The elimination method is a systematic process used to solve systems of linear equations by removing one variable, allowing for the straightforward solution of the other variable. This approach is particularly useful when faced with equations that are easier to manipulate algebraically.

### How It Works

• Begin by aligning the system of equations, ensuring all variables and constants are positioned correctly.
• Decide which variable to eliminate first. It's often convenient to eliminate the variable that can lead to simpler calculations.
• To eliminate this variable, multiply each equation by a suitable number so that the coefficients of the chosen variable, in both equations, become equal.
• Next, subtract one equation from the other (or add them, if necessary) to eliminate the chosen variable. This operation should leave you with a single equation in one variable.

The process uses multiplication and subtraction to reduce and simplify equations strategically, leading to a single-variable equation that can be easily solved. Once you have one variable's value, substituting back into one of the original equations gives the solution for the other variable.

The power of this method lies in its ability to systematically and efficiently boil down complex systems of equations into something much more manageable.

Substitution is another technique used to solve systems of linear equations, particularly when one of the equations is easy to solve for one of the variables. This method provides an alternative to elimination and often works better for equations that can be quickly rearranged to isolate a variable.

### Steps of Substitution

• First, choose one of the equations and solve it for one of the variables. This equation should be the simplest one to rearrange.
• Substitute this expression into the other equation. This step essentially reduces the system of equations into a single equation with only one variable.
• Solve the resulting equation to find the value of the isolated variable.
• Finally, substitute this value back into the expression obtained in the first step to find the value of the other variable.

Substitution is incredibly useful in its ability to methodically alternate focus onto the different variables. It highlights how functions and relationships between variables intertwine, ultimately resulting in clear solutions.

Linear equations form the backbone of algebra and are algebraic expressions that represent a straight line when graphed. A linear equation in two variables can typically be written in the form \(ax + by = c\), where \(x\) and \(y\) are variables, and \(a\), \(b\), and \(c\) are constants.

### Key Characteristics of Linear Equations

• Each linear equation graphs as a straight line, demonstrating a consistent, proportional relationship between the variables.
• Changes in either variable result in predictable and proportionate changes in the other variable.
• They are characterized by constant coefficients and do not contain any exponents or powers higher than one.

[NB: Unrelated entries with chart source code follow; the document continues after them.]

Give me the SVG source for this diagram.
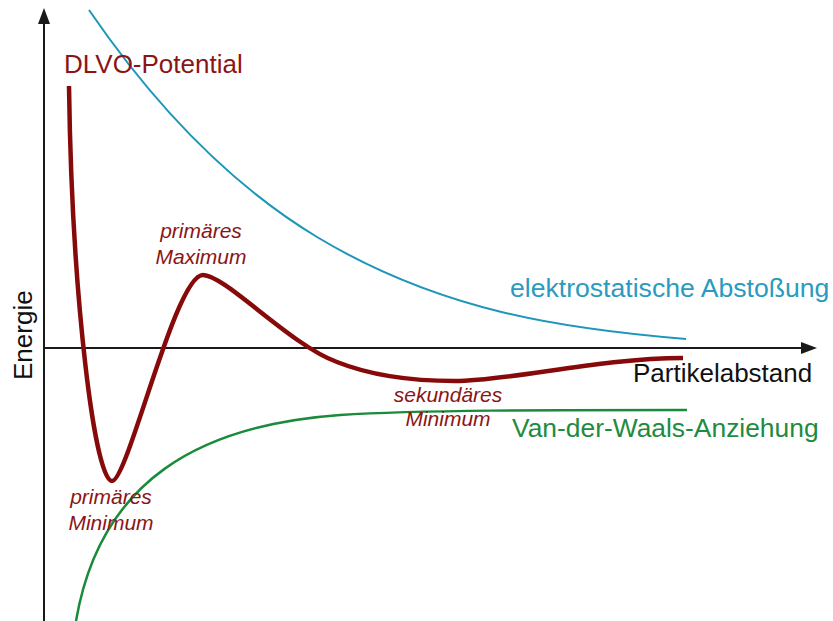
<svg xmlns="http://www.w3.org/2000/svg" width="833" height="621" viewBox="0 0 833 621">
  <style>
    text { font-family: "Liberation Sans", Arial, sans-serif; }
    .big { font-size: 26px; }
    .ital { font-size: 21px; font-style: italic; fill: #8B1515; text-anchor: middle; }
    .axis { stroke: #1a1a1a; stroke-width: 2; fill: none; }
    .head { fill: #1a1a1a; }
    .curve { fill: none; stroke-linecap: butt; stroke-linejoin: round; }
  </style>
  <rect width="833" height="621" fill="#ffffff"/>

  <g id="axes">
    <line class="axis" x1="44" y1="621" x2="44" y2="20"/>
    <polygon class="head" points="44,8 38,24 50,24"/>
    <line class="axis" x1="44" y1="348" x2="805" y2="348"/>
    <polygon class="head" points="817,348 801,342 801,354"/>
  </g>

  <g id="curves">
    <path id="repulsion" class="curve" stroke="#1E96BA" stroke-width="2"
      d="M89,10 C165,121 241,191 317,237 C440,311 563,329 686,339"/>
    <path id="attraction" class="curve" stroke="#1A8B3A" stroke-width="2.5"
      d="M76,621 C100,480 200,425 340,415 C420,410 550,410 687,410"/>
    <path id="dlvo" class="curve" stroke="#870A0A" stroke-width="4.5"
      d="M69,86 C72,300 95,481 112,481 C128,481 175,275 203,275 C225,275 290,345 337,362 C377,378 420,381 455,381 C510,381 600,358 683,358"/>
  </g>

  <g id="labels">
    <text class="big" x="64" y="73" font-size="26.3" fill="#8B1515">DLVO-Potential</text>
    <text class="big" x="510" y="297" style="font-size:26.6px" fill="#2A9BC0">elektrostatische Abstoßung</text>
    <text class="big" x="633" y="382" fill="#111111">Partikelabstand</text>
    <text class="big" x="512" y="437" style="font-size:26.4px" fill="#1E8B3E">Van-der-Waals-Anziehung</text>
    <text class="big" transform="translate(32,380) rotate(-90)" fill="#111111">Energie</text>
    <text class="ital" x="201" y="238">primäres</text>
    <text class="ital" x="201" y="264">Maximum</text>
    <text class="ital" x="111" y="504">primäres</text>
    <text class="ital" x="111" y="530">Minimum</text>
    <text class="ital" x="448" y="402">sekundäres</text>
    <text class="ital" x="448" y="426">Minimum</text>
  </g>
</svg>
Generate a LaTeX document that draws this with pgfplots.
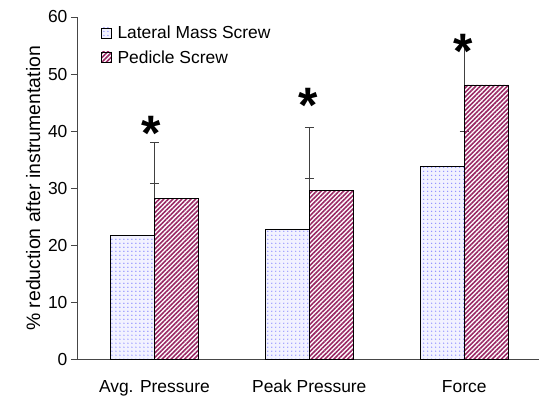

Solving a system of linear equations involves finding a solution that satisfies all equations in the system simultaneously. Whether using elimination or substitution, the goal is to find the intersection point of the lines represented by the equations, which corresponds to the values of the variables that satisfy each equation. Mastery of linear equations is pivotal to progressing in algebra, as they appear repeatedly in more complex mathematical concepts and real-world applications.